Breakfast Burrito
INGREDIENTS
- 4 hash brown patties
- 1 tbsp oil
- ½ red bell pepper, cut into thin strips
- ½ red onion, cut into thin strips
- 2 containers extra firm tofu, pressed and drained (14 oz)
- 1 clove garlic, minced
- 2 tbsp fresh lemon or lime juice
- ½ tsp sea salt
- ¼ tsp finely ground black pepper
- 1/8 tsp turmeric powder
- 3 cups packed baby spinach
- 4 large flour tortillas (burrito size)
- 1 cup Follow Your Heart Dairy-Free Shredded Cheddar
- sriracha or ketchup, on side for serving
INSTRUCTIONS
- Heat oven to 400° F.
- Bake hash brown patties until golden and crisp, about 16 minutes, or according to directions. Set aside.

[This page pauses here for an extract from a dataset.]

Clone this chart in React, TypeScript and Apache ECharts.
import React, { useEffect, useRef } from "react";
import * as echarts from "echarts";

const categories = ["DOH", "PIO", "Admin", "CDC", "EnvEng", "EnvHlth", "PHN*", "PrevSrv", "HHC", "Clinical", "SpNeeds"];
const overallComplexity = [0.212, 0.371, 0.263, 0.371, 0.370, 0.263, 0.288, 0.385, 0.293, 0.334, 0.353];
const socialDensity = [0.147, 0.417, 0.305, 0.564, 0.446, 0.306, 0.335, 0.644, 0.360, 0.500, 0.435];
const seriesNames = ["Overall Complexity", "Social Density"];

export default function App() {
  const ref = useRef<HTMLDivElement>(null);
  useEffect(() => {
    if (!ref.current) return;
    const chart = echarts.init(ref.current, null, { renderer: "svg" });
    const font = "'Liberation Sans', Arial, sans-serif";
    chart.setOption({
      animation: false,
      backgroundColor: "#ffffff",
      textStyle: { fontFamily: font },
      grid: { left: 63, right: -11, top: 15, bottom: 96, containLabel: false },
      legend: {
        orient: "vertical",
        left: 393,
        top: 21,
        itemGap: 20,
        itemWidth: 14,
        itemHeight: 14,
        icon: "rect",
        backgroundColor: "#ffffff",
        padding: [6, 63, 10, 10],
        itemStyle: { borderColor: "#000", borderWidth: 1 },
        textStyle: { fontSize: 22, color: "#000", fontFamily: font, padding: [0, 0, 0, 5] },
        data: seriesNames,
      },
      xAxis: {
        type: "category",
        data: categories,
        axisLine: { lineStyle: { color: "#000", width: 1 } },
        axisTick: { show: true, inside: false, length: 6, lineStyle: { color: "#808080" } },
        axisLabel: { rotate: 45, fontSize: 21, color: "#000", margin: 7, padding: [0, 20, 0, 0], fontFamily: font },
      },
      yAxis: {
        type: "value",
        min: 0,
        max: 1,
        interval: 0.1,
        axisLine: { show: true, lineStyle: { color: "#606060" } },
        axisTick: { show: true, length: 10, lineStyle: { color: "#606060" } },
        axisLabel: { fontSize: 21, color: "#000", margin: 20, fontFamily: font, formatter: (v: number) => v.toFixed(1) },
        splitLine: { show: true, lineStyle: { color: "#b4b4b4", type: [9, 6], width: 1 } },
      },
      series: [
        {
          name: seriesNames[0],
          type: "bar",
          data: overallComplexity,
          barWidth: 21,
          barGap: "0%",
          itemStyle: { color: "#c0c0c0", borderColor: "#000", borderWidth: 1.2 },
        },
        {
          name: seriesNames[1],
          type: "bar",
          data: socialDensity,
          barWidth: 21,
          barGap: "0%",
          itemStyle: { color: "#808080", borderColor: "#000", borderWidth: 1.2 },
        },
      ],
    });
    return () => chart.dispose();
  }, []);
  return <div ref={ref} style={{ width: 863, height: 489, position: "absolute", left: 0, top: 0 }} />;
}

- Heat a skillet over a medium heat. Add oil. Add bell pepper and onion and cook about 3 minutes to soften. Add crumbled tofu, garlic, lemon juice, salt, pepper, turmeric. Cook for about 3-5 minutes, or until golden. Top generously with Dairy-Free Shredded Cheddar. Cover and cook one more minute. Set aside.
- Heat tortillas until pliable over open flame. To each tortilla, add one hash brown, sliced vertically and generous scoop of cheesy tofu mixture. Roll and serve warm. Serve with sriracha or ketchup on side.